“But before all this occurs, they will arrest you and persecute you; they will hand you over to synagogues and prisons, and you will be brought to kings and governors because of my name” (Luke 21:12-13)
Jesus explains this when talking about the destruction of Jerusalem. Through this description, the author of Luke gives the impression that synagogues, which were places of Jewish worship, are where followers of Christ would be brought for believing that he was the Messiah. They were brought to these places because during that time, Jesus was believed to be a blaspheme by non-followers of Christ. The fact that the author uses “synagogues and prisons” as places for punishment creates a negative connotation for synagogues. These were places for Jewish individuals to pray and worship, yet in this text they are being defiled and are displayed as places of punishment and torture.
“For you, brothers and sisters, became imitators of the churches of God in Christ Jesus that are in Judea, for you suffered the same things from your own compatriots as they did from the Jews, who killed both the Lord Jesus and the prophets, and drove us out; they displease God and oppose everyone by hindering us from speaking to the Gentiles so that they may be saved” (1 Thessalonians 2:14-16)

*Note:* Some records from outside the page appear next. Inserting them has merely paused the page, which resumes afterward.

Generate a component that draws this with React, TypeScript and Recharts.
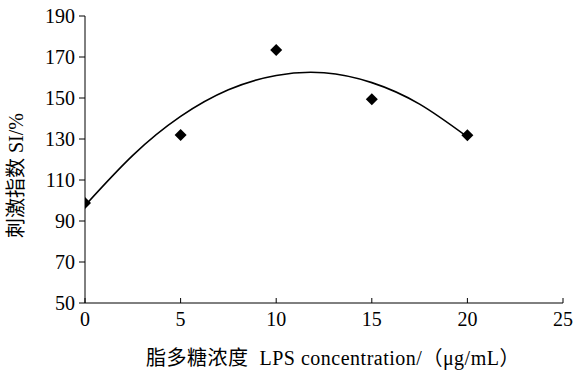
import React from 'react';
import { ComposedChart, Scatter, Line, XAxis, YAxis } from 'recharts';

// Measured stimulation index at each LPS concentration
const concentrations = [0, 5, 10, 15, 20];
const siValues = [98.8, 132, 173.4, 149.4, 131.8];

// Trendline
const trendX = [0, 2.5, 5, 7.5, 10, 12.5, 15, 17.5, 20];
const trendY = [97.5, 122, 141, 154, 161, 162.3, 157.5, 147, 131];

const xTicks = [0, 5, 10, 15, 20, 25];
const yTicks = [50, 70, 90, 110, 130, 150, 170, 190];

const yLabel = '刺激指数 SI/%';
const xLabel = '脂多糖浓度\u00a0\u00a0LPS concentration/（μg/mL）';

const points = concentrations.map((x, i) => ({ x, y: siValues[i] }));
const trend = trendX.map((x, i) => ({ x, y: trendY[i] }));

const FONT = "'Liberation Serif', 'Times New Roman', 'Noto Sans CJK SC', serif";

const Diamond = (props: any) => {
  const { cx, cy } = props;
  if (cx == null || cy == null) return null;
  const r = 6;
  return (
    <polygon
      points={`${cx},${cy - r} ${cx + r},${cy} ${cx},${cy + r} ${cx - r},${cy}`}
      fill="#000"
    />
  );
};

export default function App() {
  return (
    <div style={{ position: 'absolute', left: 0, top: 0, width: 574, height: 373, background: '#fff' }}>
      <ComposedChart
        width={574}
        height={373}
        margin={{ top: 16, right: 11, left: 0, bottom: 0 }}
      >
        <XAxis
          type="number"
          dataKey="x"
          domain={[0, 25]}
          ticks={xTicks}
          allowDataOverflow
          height={70}
          stroke="#000"
          tickSize={-5}
          tickMargin={14}
          tick={{ fill: '#000', fontSize: 20, fontFamily: FONT }}
          label={{
            content: (p: any) => {
              const vb = p.viewBox || {};
              return (
                <text
                  x={vb.x + vb.width / 2 + 9}
                  y={vb.y + 62}
                  textAnchor="middle"
                  fontSize={20}
                  letterSpacing={0.5}
                  fontFamily={FONT}
                  fill="#000"
                >
                  {xLabel}
                </text>
              );
            },
          }}
        />
        <YAxis
          type="number"
          dataKey="y"
          domain={[50, 190]}
          ticks={yTicks}
          allowDataOverflow
          width={85}
          stroke="#000"
          tickSize={6}
          tickMargin={4}
          tick={{ fill: '#000', fontSize: 20, fontFamily: FONT }}
          label={{
            content: (p: any) => {
              const vb = p.viewBox || {};
              const cx = 23;
              const cy = vb.y + vb.height / 2 + 16;
              return (
                <text
                  x={cx}
                  y={cy}
                  textAnchor="middle"
                  transform={`rotate(-90, ${cx}, ${cy})`}
                  fontSize={20}
                  fontFamily={FONT}
                  fill="#000"
                >
                  {yLabel}
                </text>
              );
            },
          }}
        />
        <Line
          data={trend}
          dataKey="y"
          type="natural"
          stroke="#000"
          strokeWidth={1.6}
          dot={false}
          activeDot={false}
          isAnimationActive={false}
        />
        <Scatter
          data={points}
          dataKey="y"
          shape={<Diamond />}
          isAnimationActive={false}
        />
      </ComposedChart>
    </div>
  );
}
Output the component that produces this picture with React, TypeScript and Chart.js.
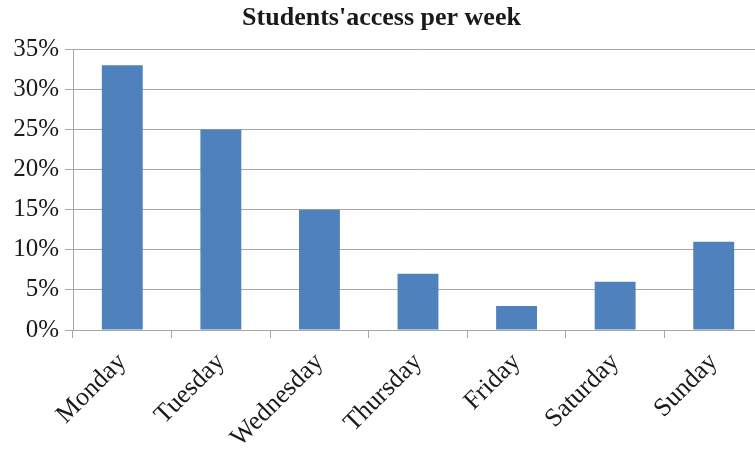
import React, { useEffect, useRef } from "react";
import { Chart, registerables } from "chart.js";

Chart.register(...registerables);

const titleText = "Students'access per week";
const days = ["Monday", "Tuesday", "Wednesday", "Thursday", "Friday", "Saturday", "Sunday"];
const accessPercent = [33, 25, 15, 7, 3, 6, 11];
const yMin = 0;
const yMax = 35;
const yStep = 5;

const BAR_COLOR = "#4F81BD";
const GRID_COLOR = "#a6a6a6";
const TEXT_COLOR = "#1a1a1a";
const FONT = "'Liberation Serif', 'Times New Roman', serif";

export default function App() {
  const canvasRef = useRef<HTMLCanvasElement | null>(null);

  useEffect(() => {
    const canvas = canvasRef.current;
    if (!canvas) return;
    const chart = new Chart(canvas, {
      type: "bar",
      data: {
        labels: days,
        datasets: [
          {
            label: "Access",
            data: accessPercent,
            backgroundColor: BAR_COLOR,
            borderWidth: 0,
            barPercentage: 0.415,
            categoryPercentage: 1,
          },
        ],
      },
      options: {
        responsive: false,
        animation: false,
        layout: { padding: { left: 0, right: 0, top: 0, bottom: 0 } },
        plugins: {
          legend: { display: false },
          tooltip: { enabled: false },
          title: {
            display: true,
            text: titleText,
            color: TEXT_COLOR,
            font: { family: FONT, size: 26, weight: "bold" },
            padding: { top: 3, bottom: 15 },
          },
        },
        scales: {
          x: {
            grid: {
              display: true,
              offset: true,
              drawOnChartArea: false,
              drawTicks: true,
              tickLength: 8,
              color: GRID_COLOR,
              lineWidth: 1,
            },
            border: { display: true, color: GRID_COLOR, width: 1 },
            ticks: {
              color: TEXT_COLOR,
              font: { family: FONT, size: 26 },
              minRotation: 45,
              maxRotation: 45,
              autoSkip: false,
              padding: 9,
            },
            afterFit: (scale: any) => {
              scale.height = 121;
            },
          },
          y: {
            min: yMin,
            max: yMax,
            grid: {
              color: GRID_COLOR,
              lineWidth: 1,
              drawTicks: true,
              tickLength: 8,
            },
            border: { display: true, color: GRID_COLOR, width: 1 },
            ticks: {
              stepSize: yStep,
              color: TEXT_COLOR,
              font: { family: FONT, size: 25 },
              padding: 6,
              callback: (v: any) => `${v}%`,
            },
            afterFit: (scale: any) => {
              scale.width = 73;
            },
          },
        },
      },
    });
    return () => chart.destroy();
  }, []);

  return (
    <div
      style={{
        position: "fixed",
        left: 0,
        top: 0,
        width: 755,
        height: 451,
        overflow: "hidden",
        background: "#ffffff",
      }}
    >
      <canvas ref={canvasRef} width={763} height={451} style={{ display: "block" }} />
    </div>
  );
}
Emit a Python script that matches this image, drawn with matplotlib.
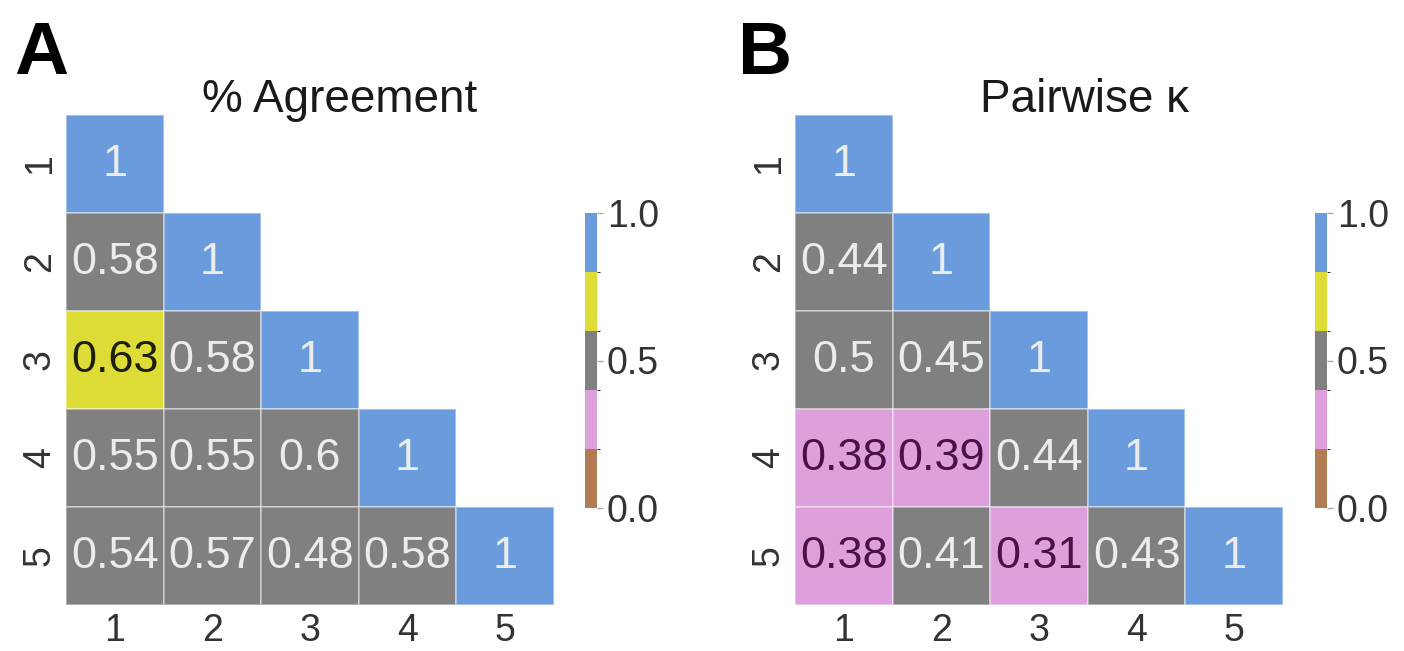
import matplotlib
matplotlib.use("Agg")
import matplotlib.pyplot as plt
from matplotlib.colors import ListedColormap, BoundaryNorm
from matplotlib.cm import ScalarMappable
from matplotlib.patches import Rectangle
import numpy as np

plt.rcParams['font.family'] = ['Liberation Sans', 'DejaVu Sans']

raters = ["1", "2", "3", "4", "5"]

# lower triangle, row by row
agreement = [
    [1],
    [0.58, 1],
    [0.63, 0.58, 1],
    [0.55, 0.55, 0.6, 1],
    [0.54, 0.57, 0.48, 0.58, 1],
]
kappa = [
    [1],
    [0.44, 1],
    [0.5, 0.45, 1],
    [0.38, 0.39, 0.44, 1],
    [0.38, 0.41, 0.31, 0.43, 1],
]

breaks = [0.0, 0.2, 0.4, 0.6, 0.8, 1.0]
bin_colors = ["#b07d52", "#dda0dd", "#808080", "#dedc36", "#6a9bdc"]
text_colors = ["#2a1a08", "#4a1048", "#ececec", "#1e1e00", "#ececec"]

W, H = 1404, 651
fig = plt.figure(figsize=(W / 100, H / 100), dpi=100)


def panel(left_px, cbar_px, tri, title, title_x, letter, letter_x):
    ax = fig.add_axes([left_px / W, 1 - 605 / H, 488 / W, 490 / H])
    n = len(raters)
    for i, row in enumerate(tri):
        for j, v in enumerate(row):
            # right-closed bins: (0.4, 0.6] etc.
            k = max(int(np.digitize(v, breaks, right=True)) - 1, 0)
            ax.add_patch(Rectangle((j, i), 1, 1, facecolor=bin_colors[k],
                                   edgecolor=(1, 1, 1, 0.45), lw=1.2))
            ax.text(j + 0.5, i + 0.5, f"{v:g}", ha="center", va="center",
                    fontsize=32.5, color=text_colors[k])
    ax.set_xlim(0, n)
    ax.set_ylim(n, 0)
    ax.set_xticks(np.arange(n) + 0.5)
    ax.set_xticklabels(raters, fontsize=27, color="#333333")
    ax.set_yticks(np.arange(n) + 0.5)
    ax.set_yticklabels(raters, fontsize=27, color="#333333", rotation=90,
                       va="center")
    ax.tick_params(length=0, pad=6)
    for s in ax.spines.values():
        s.set_visible(False)

    cax = fig.add_axes([cbar_px / W, 1 - 508 / H, 12 / W, 295 / H])
    sm = ScalarMappable(norm=BoundaryNorm(breaks, len(bin_colors)),
                        cmap=ListedColormap(bin_colors))
    cb = fig.colorbar(sm, cax=cax, ticks=[0.0, 0.5, 1.0])
    cb.ax.set_yticklabels(["0.0", "0.5", "1.0"], fontsize=27, color="#333333")
    cb.ax.tick_params(length=4, width=1, color="#aaaaaa", pad=3)
    cb.outline.set_visible(False)

    fig.text(title_x / W, 1 - 112 / H, title, ha="center", va="baseline",
             fontsize=33, color="#1a1a1a")
    fig.text(letter_x / W, 1 - 74 / H, letter, ha="left", va="baseline",
             fontsize=54, fontweight="bold", color="black")


panel(66, 585, agreement, "% Agreement", 340, "A", 14)
panel(795, 1315, kappa, "Pairwise κ", 1085, "B", 738)

fig.savefig("out.png", dpi=100, facecolor="white")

In this passage, the Jews are blamed for the death of Jesus. This was a common misconception, as Jesus died at the hands of the Romans. However, by referring to the Jews as Jesus’ killers, the author of Thessalonians is creating the idea that all Jewish individuals support the death of Jesus and that these people are devoid of morality.
“The Jews were looking for him at the festival and saying, “Where is he?” And there was considerable complaining about him among the crowds. While some were saying, “He is a good man,” others were saying, “No, he is deceiving the crowd.” Yet no one would speak openly about him for fear of the Jews” (John 7:12)
Here, followers of Jesus are fearful of the Jews and are scared to express their love for Jesus because of them. This paints the picture that the Jewish community was oppressive and persecuted others for their belief in Christ, which would be extremely unsettling for readers of the Bible.
“So the Jews gathered around him and said to him, “How long will you keep us in suspense? If you are the Messiah, tell us plainly.” Jesus answered, “I have told you, and you do not believe” (John 10:24-25)
This interaction between Jesus and the Jews displays their non belief in Christ. Even though Jesus himself is talking to them and has shown them his works, they still do not believe. The description of this interaction highlights the stereotype that the Jewish people were skeptical and devoid of faith.
“The Jews took up stones again to stone him. Jesus replied, “I have shown you many good works from the Father. For which of these are you going to stone me?” The Jews answered, “It is not for a good work that we are going to stone you, but for blasphemy, because you, though only a human being, are making yourself God” (John 10:31-33)
This except emphasizes the lack of faith that the Jews had in Jesus. It also describes their desire to stone him, which could result in extreme bodily harm or even death. Additionally, they accuse him of blasphemy, which was not only a major crime at the time, but was also contradictory, as he was perceived to be the Messiah by Christians. In detailing the interaction in this way, the author is stressing the idea that the Jews lacked ethical values, as well as religious values.